Artlens Exhibition

Cleveland Museum of Art

Museum
Art
Families
Reflective
Curators

What we did

  • Concept and Visual Design

  • Interactive Prototype

  • 16 different multi-player games with over 1,000 artworks

  • New features including full body gesture, facial recognition, and gaze tracking

  • Immersive projection

  • Real-time blue tooth syncing to visitors’ personal devices

  • Over 70’ of immersive projection

  • 100% fully updatable via CMS

Price
> $1m
Timeline
> 1 Year

Project Intro

In the reinvented ARTLENS Exhibition, we asked visitors to interact with the foundational principles of what makes art art, and gain new understanding of their own subjectivity. By leveraging combinative use of sensors and a connected mobile app to present art of many mediums in a digital space, we created moments of simple fun and exploration that allowed viewers of all backgrounds to enjoy the art.

Visitor Experience

We use scale dynamically to create drama, engage visitors and help influence how they look at art throughout the museum. So they can apply the new tools they have learned.

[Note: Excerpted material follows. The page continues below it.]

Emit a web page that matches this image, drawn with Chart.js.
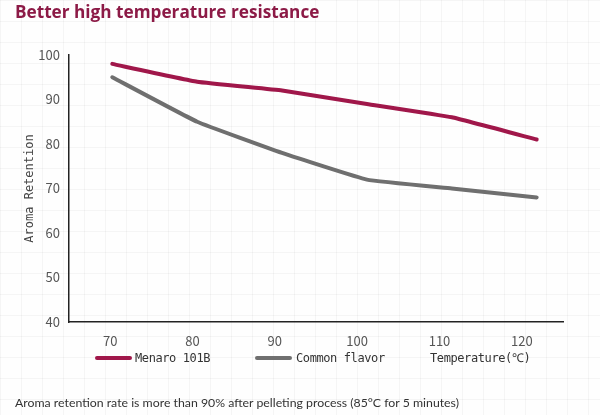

By using large-scale digital projection to represent artworks, museum visitors are already placed into a physical relationship similar to their museum visit. Digital projection allows us to not only present very large works of art at scales that approach the original, but also allow us to magnify smaller artworks to larger than life scale, giving access to details that can be easily missed when the artwork is hanging behind glass.

Technical Approach

Projection necessitated another change: moving from a touch interface to sensing via human gesture and facial recognition. We found that visitors were most engaged when they could see themselves in relationship to the artworks.

Visitors’ physical actions in front of digital artworks align with their behavior in real galleries. They stand in front of artworks they are interested in, they point out features, they mimic expressions, they discuss the meanings of symbols, all in a similar context to encountering those artworks in the museum.